La muerte de Galdós (III)

Narración de los último días de Galdós realizada por Hyman Chonon Berkowitz en su libro: Pérez Galdós, Spanish Liberal Crusader, Univseristy of Wisconsin Press, 1948, pp. 455-457.

La ciudad de Madrid, que pocos días antes de su muerte se había visto obligada a cancelar el homenaje al escritor debido a su condición, expresó su duelo en la siguiente proclama del alcalde Luis Garrido Juaristi:

“¡Madrileños! Galdós ha muerto, el genio que trajo gloria a la literatura de nuestra época a través de las asombrosas creaciones de su pluma.

Con su pluma honró a su país; con su vida se honró a sí mismo. Era bueno, piadoso, y el mayor devoto del arte y el trabajo.

Se pide a aquellos que lo admiraron durante su vida que acudan al ayuntamiento para rendirle un último adiós.

Semejante tributo de duelo le gustaría, dado que siempre le gustó la sencillez”.

En realidad el pueblo de Madrid no espero a la exhortación del alcalde. Cuando poco antes de las siete de la mañana del lunes el coche fúnebre trasladó los restos de Galdós hasta la capilla ardiente del ayuntamiento, multitud de hombres, mujeres y niños de humilde ya abarrotaban la pintoresca Plaza de la Villa. Muchos de ellos habían estado haciendo cola desde el amanecer para rendirle a Don Benito un último y doloroso adiós. También había ciudadanos de clase media. Se trataba de una multitud heterogénea, con buen comportamiento, llena de colorido –genuinamente madrileña—  que incluía una generosa representación de hombres y mujeres de edad avanzada, así como de criadas.

Cuando a las nueve de la mañana se abrieron las puertas de la capilla ardiente, la multitud comenzó a desfilar frente al féretro en un rápido movimiento lineal. No se permitió a nadie que se rezagara frente al cuerpo, pero muchos lograron pararse para ofrecer su tributo de forma íntima y personal. Aquí y allá se arrodillaba con reverencia algún trabajador humilde mientras depositaba una modesta ofrenda floral, que quizá había adquirido la cantidad asignada para tabaco de aquel día. Las mujeres se persignaban mientras musitaban alguna oración, mientras las más mayores la piedad del Señor en tonos audibles. En total unos treinta mil españoles mostraron sus respetos a Galdós en su casa o en el ayuntamiento.
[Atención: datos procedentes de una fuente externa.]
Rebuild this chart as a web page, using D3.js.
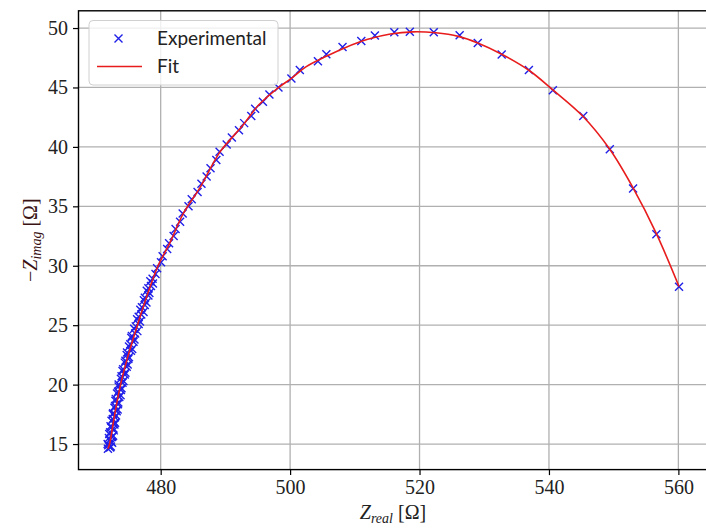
<!DOCTYPE html>
<html>
<head>
<meta charset="utf-8">
<script src="https://cdn.jsdelivr.net/npm/d3@7"></script>
<style>
  html, body { margin: 0; padding: 0; background: #fff; }
  svg { display: block; }
  .serif { font-family: "Liberation Serif", "DejaVu Serif", serif; }
  .sans { font-family: Lato, "Open Sans", sans-serif; }
</style>
</head>
<body>
<svg id="chart" width="706" height="528"></svg>
<script>
// ---- Data ----
const expReal = [
  471.85, 472.3, 471.8, 472.35, 472.0, 472.65, 472.2, 472.7, 472.25, 472.95,
  472.6, 473.1, 472.65, 473.35, 472.95, 473.45, 473.05, 473.8, 473.4, 473.95,
  473.5, 474.25, 473.95, 474.55, 474.2, 474.9, 474.55, 475.1, 474.8, 475.6,
  475.3, 475.95, 475.55, 476.4, 476.15, 476.8, 476.6, 477.35, 477.1, 477.8,
  477.55, 478.25, 478.1, 478.8, 478.75,
  472.2, 471.9, 472.5, 472.1, 472.5, 472.05, 472.75, 472.35, 472.85, 472.4,
  472.95, 472.6, 473.2, 472.85, 473.4, 473.0, 473.6, 473.25, 473.85, 473.5,
  474.1, 473.85, 474.45, 474.1, 474.75, 474.45, 475.0, 474.75, 475.4, 475.1,
  475.8, 475.45, 476.05, 475.9, 476.6, 476.35, 477.0, 476.85, 477.55, 477.4,
  478.1, 477.85, 478.5, 478.4,
  479.2, 479.45, 480.05, 480.3, 481.0, 481.3, 482.0, 482.3, 483.0, 483.4,
  484.3, 484.8, 485.7, 486.3, 487.1, 487.7, 488.6, 489.1, 490.2, 491.0,
  492.1, 492.9, 494.0, 494.6, 495.8, 496.8, 498.2,
  500.2, 501.5, 504.3, 505.6, 508.1, 511.0, 513.1, 516.1, 518.5, 522.2,
  526.2, 529.0, 532.7, 536.9, 540.6, 545.3, 549.4, 553.0, 556.6, 560.1
];
const expImag = [
  14.6, 14.8, 15.0, 15.2, 15.5, 15.7, 16.0, 16.3, 16.5, 16.8,
  17.1, 17.4, 17.6, 17.9, 18.2, 18.5, 18.8, 19.1, 19.4, 19.7,
  20.0, 20.3, 20.7, 21.0, 21.3, 21.7, 22.0, 22.3, 22.7, 23.0,
  23.4, 23.8, 24.1, 24.5, 24.9, 25.3, 25.7, 26.1, 26.5, 26.9,
  27.3, 27.7, 28.1, 28.5, 28.9,
  14.7, 14.9, 15.1, 15.35, 15.6, 15.85, 16.15, 16.4, 16.65, 16.95,
  17.25, 17.5, 17.75, 18.05, 18.35, 18.65, 18.95, 19.25, 19.55, 19.85,
  20.15, 20.5, 20.85, 21.15, 21.5, 21.85, 22.15, 22.5, 22.85, 23.2,
  23.6, 23.95, 24.3, 24.7, 25.1, 25.5, 25.9, 26.3, 26.7, 27.1,
  27.5, 27.9, 28.3, 28.7,
  29.3, 29.8, 30.3, 30.8, 31.4, 31.9, 32.5, 33.1, 33.7, 34.4,
  35.0, 35.6, 36.2, 36.9, 37.5, 38.2, 38.9, 39.6, 40.2, 40.8,
  41.4, 42.0, 42.6, 43.2, 43.8, 44.4, 45.0,
  45.76, 46.46, 47.2, 47.8, 48.4, 48.9, 49.37, 49.65, 49.68, 49.65,
  49.4, 48.75, 47.78, 46.46, 44.77, 42.59, 39.81, 36.5, 32.66, 28.23
];
const fitReal = [
  471.85, 472.1, 472.9, 473.8, 475.0, 476.4, 477.9, 479.6, 481.4, 483.5,
  486.1, 489.2, 492.6, 495.1, 498.1, 500.2, 502.5, 505.5, 508.5, 512.0,
  515.5, 519.0, 522.5, 526.0, 529.0, 532.7, 536.9, 540.6, 545.2, 549.4,
  553.0, 556.6, 560.1
];
const fitImag = [
  14.6, 15.0, 17.5, 20.0, 22.5, 25.0, 27.5, 30.0, 31.9, 34.4,
  36.6, 39.6, 41.75, 43.5, 44.95, 45.76, 46.75, 47.6, 48.35, 49.05,
  49.5, 49.68, 49.6, 49.3, 48.75, 47.8, 46.45, 44.8, 42.6, 39.8,
  36.55, 32.7, 28.25
];
const xTicks = [480, 500, 520, 540, 560];
const yTicks = [15, 20, 25, 30, 35, 40, 45, 50];
const legendLabels = ["Experimental", "Fit"];

// ---- Layout ----
const svg = d3.select("#chart");
const L = 78.5, R = 707.5, T = 10.8, B = 469.6;

const x = d3.scaleLinear().domain([467.3, 564.5]).range([L, R]);
const y = d3.scaleLinear().domain([12.85, 51.45]).range([B, T]);

// grid
const grid = svg.append("g");
grid.selectAll("line.gx").data(xTicks).join("line")
  .attr("x1", d => x(d)).attr("x2", d => x(d))
  .attr("y1", T).attr("y2", B)
  .attr("stroke", "#b0b0b0").attr("stroke-width", 1.3);
grid.selectAll("line.gy").data(yTicks).join("line")
  .attr("x1", L).attr("x2", R)
  .attr("y1", d => y(d)).attr("y2", d => y(d))
  .attr("stroke", "#b0b0b0").attr("stroke-width", 1.3);

// axes
const xAxis = d3.axisBottom(x).tickValues(xTicks).tickSize(5.5).tickPadding(5).tickSizeOuter(0);
const yAxis = d3.axisLeft(y).tickValues(yTicks).tickSize(5.5).tickPadding(5).tickSizeOuter(0);

const gx = svg.append("g").attr("transform", `translate(0,${B})`).call(xAxis);
const gy = svg.append("g").attr("transform", `translate(${L},0)`).call(yAxis);
[gx, gy].forEach(g => {
  g.attr("font-family", null).attr("font-size", null);
  g.select(".domain").remove();
  g.selectAll(".tick line").attr("stroke", "#000").attr("stroke-width", 1.2);
  g.selectAll(".tick text").attr("class", "serif")
    .style("font-family", '"Liberation Serif", "DejaVu Serif", serif')
    .style("font-size", "20px").attr("fill", "#222");
});

// markers and fit line
const line = d3.line().x(d => x(d[0])).y(d => y(d[1])).curve(d3.curveCatmullRom.alpha(0.5));
const fitData = fitReal.map((v, i) => [v, fitImag[i]]);
const expData = expReal.map((v, i) => [v, expImag[i]]);

const ms = 4;
const markerPath = `M${-ms},${-ms}L${ms},${ms}M${-ms},${ms}L${ms},${-ms}`;
svg.append("g").selectAll("path").data(expData).join("path")
  .attr("transform", d => `translate(${x(d[0])},${y(d[1])})`)
  .attr("d", markerPath)
  .attr("stroke", "#1f1fe8").attr("stroke-width", 1.4).attr("fill", "none");

svg.append("path").datum(fitData)
  .attr("d", line)
  .attr("fill", "none").attr("stroke", "#e81c1c").attr("stroke-width", 1.6);

// spines
svg.append("rect").attr("x", L).attr("y", T).attr("width", R - L).attr("height", B - T)
  .attr("fill", "none").attr("stroke", "#000").attr("stroke-width", 1.4);

// axis labels
const serifStack = '"Liberation Serif", "DejaVu Serif", serif';
const xl = svg.append("text").attr("x", (L + R) / 2).attr("y", 519)
  .attr("text-anchor", "middle").style("font-family", serifStack).style("font-size", "20px").attr("fill", "#222");
xl.append("tspan").attr("font-style", "italic").text("Z");
xl.append("tspan").attr("font-style", "italic").style("font-size", "14px").attr("dy", 4).text("real");
xl.append("tspan").attr("dy", -4).text(" [Ω]");

const yl = svg.append("text")
  .attr("transform", `translate(36.5,${(T + B) / 2}) rotate(-90)`)
  .attr("text-anchor", "middle").style("font-family", serifStack).style("font-size", "20px").attr("fill", "#3a1414");
yl.append("tspan").text("−");
yl.append("tspan").attr("font-style", "italic").text("Z");
yl.append("tspan").attr("font-style", "italic").style("font-size", "14px").attr("dy", 4).text("imag");
yl.append("tspan").attr("dy", -4).text(" [Ω]");

// legend
const lg = svg.append("g");
lg.append("rect").attr("x", 89).attr("y", 20.5).attr("width", 189).attr("height", 64.5)
  .attr("rx", 4).attr("fill", "#fff").attr("fill-opacity", 0.8)
  .attr("stroke", "#d0d0d0").attr("stroke-width", 1);
lg.append("path").attr("transform", "translate(118.5,38.5)").attr("d", markerPath)
  .attr("stroke", "#1f1fe8").attr("stroke-width", 1.4).attr("fill", "none");
lg.append("line").attr("x1", 97).attr("x2", 142).attr("y1", 66.5).attr("y2", 66.5)
  .attr("stroke", "#e81c1c").attr("stroke-width", 1.6);
lg.selectAll("text").data(legendLabels).join("text")
  .attr("x", 157).attr("y", (d, i) => 44.5 + i * 28.5)
  .style("font-family", 'Lato, "Open Sans", sans-serif').style("font-size", "19px").attr("fill", "#222")
  .text(d => d);
</script>
</body>
</html>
Las masas abandonaron la plaza para comer un almuerzo frugal precipitadamente. Iban a volver para asistir al funeral que se iba a oficiar a las tres de la tarde. Galdós se quedó solo en la capilla ardiente, a excepción de la guardia de honor, que, enfundada con en su resplandeciente uniforme, esperaba rígida y afligida. Allí yacía el escritor, como presa de una ensoñación, arropado por los colores nacionales. La enfermedad había alterado sus líneas faciales y los otrora enérgicos rasgos. El pelo le había crecido mucho y su guedeja, ahuecada como los mechones de un hidalgo perteneciente a otra época, era casi blanca. Poco después iba a recibir los aplausos de su público por última vez.

Antes de las tres de la tarde se había despejado el tráfico de la Calle Mayor y la Puerta del Sol. Se habían encargado de ello las masas de plañideros que acudían desde todas direcciones. Las banderas estaban a media asta, las puertas de las tiendas cerradas y las contraventanas echadas. El día era frío y desapacible; además el cielo amenazaba con precipitaciones, pero la multitud no se dio cuenta. La procesión del funeral se estaba formando. Funcionarios del gobierno, docentes, actores de teatro, periodistas, representantes de las organizaciones cívicas y municipales, así como de partidos liberales y radicales, miembros de asociaciones de trabajadores y asambleas juveniles –en definitiva, un crisol de España— se alineaban tras el carro fúnebre para escoltar a Galdós hasta el humilde panteón familiar del Cementerio de la Almudena. A excepción de un incidente aislado, todo se desarrolló conforme a lo establecido, ya que las masas se comportaron como es debido, si no con todo el decoro formal que se esperaba de ellas.